The Denver Nuggets will continue jockeying for Western Conference playoff positioning on Wednesday night, visiting a Memphis Grizzlies team on a much different trajectory heading into the final month of the regular season.
Denver, playing the second leg of a back-to-back set, enters the night tied with Minnesota for fifth place in the tight West standings and already has clinched a postseason berth. The Nuggets also are one game up on fourth-place Houston in the win column, but one game behind the Rockets in the loss column, following Denver’s 124-96 romp over Philadelphia on Tuesday.
With his team dominating the 76ers throughout, Nuggets coach David Adelman had the luxury of spreading minutes extensively in the first part of the back-to-back. Ten Denver players saw at least 12:59 of action, and no one exceeded leading scorer Christian Braun’s 27:15.
Braun led the Nuggets with 22 points. Nikola Jokic, in contention for his fourth NBA Most Valuable Player award, finished with eight points, seven rebounds and 14 assists in nearly 25 minutes.
“First game of a back-to-back, we just continued to play really (well),” Jokic said in his postgame media availability, citing Denver’s effort in a difficult stretch ahead of the Tuesday contest.
Before meeting the 76ers, the Nuggets took on six consecutive games against playoff contenders, bookended with a win and overtime loss to the Los Angeles Lakers, who are in third place and 1 1/2 games ahead of the Nuggets in the West.
Despite finishing 3-3 in that stretch, Jokic said the team felt confident about its performance and carried it into the new week.
“Hopefully, we continue to play like this, and maybe we’ll find some kind of rhythm,” he said.
Memphis, however, finds itself out of tune.
The Grizzlies limp into the contest against the Nuggets on an eight-game losing streak, matching the franchise’s longest slump since it dropped eight straight in the 2018-19 season.

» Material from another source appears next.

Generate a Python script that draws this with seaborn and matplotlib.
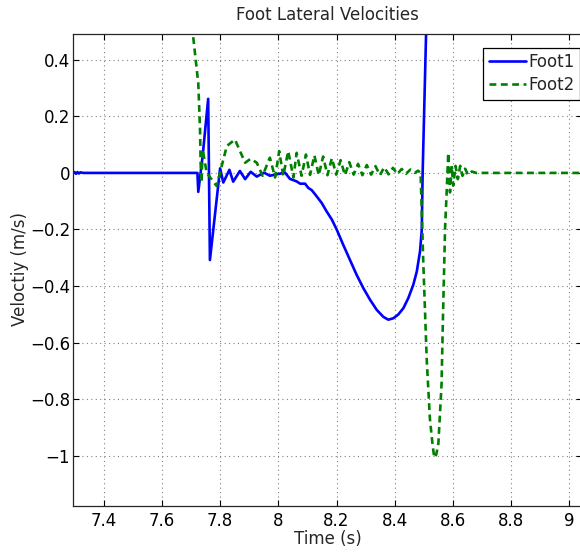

Monday’s 132-107 loss at Chicago marked Memphis’ fourth double-digit defeat over its past five games, and was the seventh consecutive outing in which the Grizzlies allowed 120 points or more.
Memphis coach Tuomas Iisalo said following the Chicago game that the Grizzlies are “a few guys down” — an understatement considering how plagued by injuries the squad has been.
Zach Edey, Kentavious Caldwell-Pope, Santi Aldama and Scotty Pippen Jr. have been shut down for the remainder of the season because of injuries. Brandon Clarke (calf) has appeared in just two games all season — both in late December — and Ja Morant (elbow) last played on Jan. 21.
The Grizzlies also were without GG Jackson II (foot) and Ty Jerome (shoulder) on Monday, leaving Cedric Coward to carry the scoring load at 17 points.
The 6-foot-5 Coward was slowed by his own injuries, missing 11 of 13 games from Feb. 10 through March 12, but Monday’s effort marked his highest scoring output since Jan. 28.
Coward is averaging 13.3 points and 6.2 rebounds per game. The first-year guard out of Washington State, who began his college career at Division III Willamette, delivered a 16-rebound game last week against the Philadelphia 76ers.
“At his size, he is able to do some intriguing things,” Iisalo told reporters last week. “He is a good on-ball creator. You’ll see him go full court, get the rebound, which he is very good at for his position.”